Yesterday afternoon I was awaken by one of the most spectacular events on the Earth.
About 3:45 PM I was jarred from my sleep by the constant sound of thunder. This wasn't you're everyday, run of the mill thunderstorm. I jolted out of bed to turn off my computer and in just the nick of time it seems. I had just shut down the box and was unplugging everything from the wall when the power went out. I unplug everything because no matter how good your surge protector is, sometimes they fail as I learned a few years ago during the Monsoon in Arizona. I lost my harddrive and mother board on that occasion and I don't want a repeat.
And this storm was a doosie. For over an hour it was constant thunder and lighting. Not the usual flash and then wait a few moments for the bang. It was a continuous roar of thunder that reminded me of my days living on Ft. Sill, Oklahoma where my barracks was sited right next to am 8" howitzer firing point. Then the hail started. Golf ball sized hailstones rained down and I was wincing as they bounced off my windshield of my truck.
But I just love them. I love to sit and watch them, especially at night when you can get the whole effect of the sheer power. No Fourth of July fireworks display will ever compair to God's magnificent light show.
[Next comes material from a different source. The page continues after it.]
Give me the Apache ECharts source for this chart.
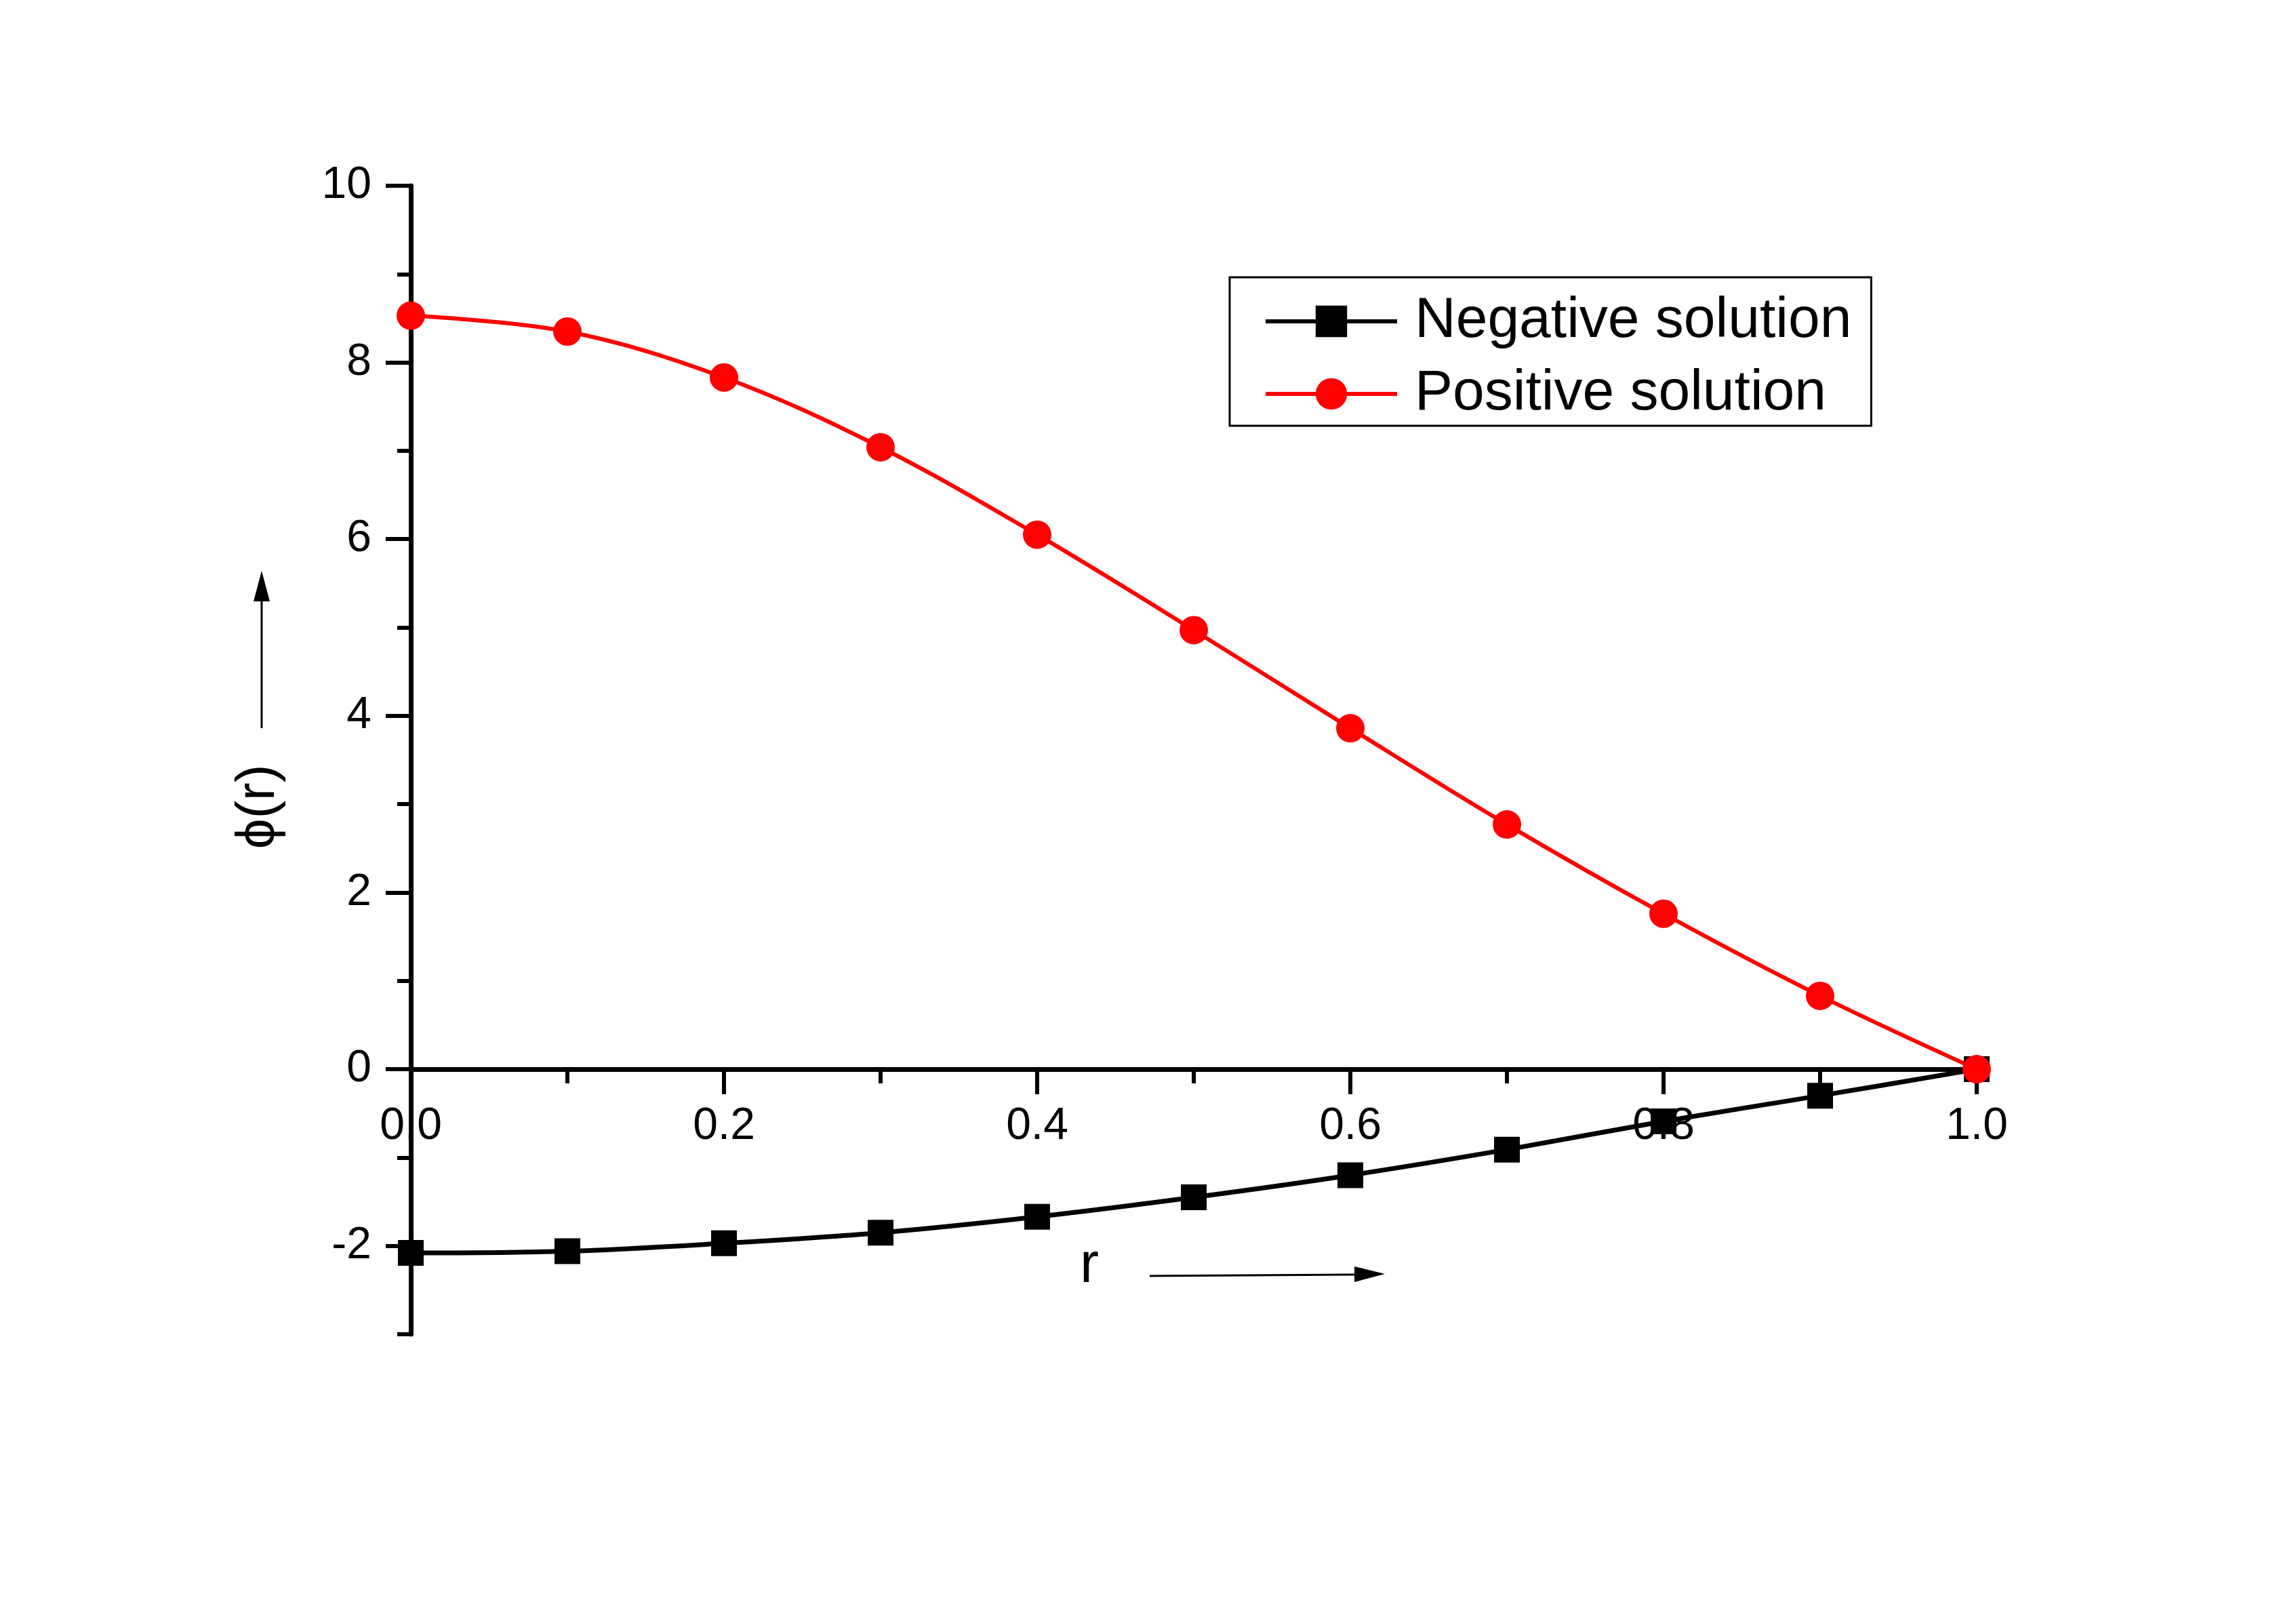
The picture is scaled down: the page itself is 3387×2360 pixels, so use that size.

So, as I had no power and I discovered later no phone, I was basically screwed. Everything in my apartment is electric, so I couldn't even heat a pot of water for a cup of coffee. So I just sat and read a Tom Clancy book by candle light until it was time to go to work. That in itself was quite relaxing. The one good thing I did realize though that the water heater for my place in gas, and I'm on city water, so I still had hot water for a shower.
The storm was over in about an hour and a half, but it took Appalachian Power until about 9:45 PM to get the lights back on. I showered in the dark with only a candle lighting my way. That wasn't the big problem, shaving was... I was lucky not to slit my throat!
And that got me thinking on how much we are all reliant on electric. We're all screwed at this little inconvenience which one hundred years ago was almost unheard of in most homes.
How we're all shackled to it like a ball and chain and we can't survive with out it now. I was talking earlier in the day with a friend about our air conditioning, and I commented on how I didn't understand how my parents lived without it when they were growing up. (They were both children of the Great Depression, and home air conditioning wasn't even invented then) And here, not eight hours later was God giving me a little example of what life would be like without it all together.
And for that I'm eternally grateful for a few people who made it all possible. Benjamin Franklin for thinking it could be useful, Thomas Edison for applying it and lighting our way, and Nikolai Tesla for making it practical.
And lastly, but by no means least, I thank God for letting us all know with that majestic display of power yesterday that he can take it all away too.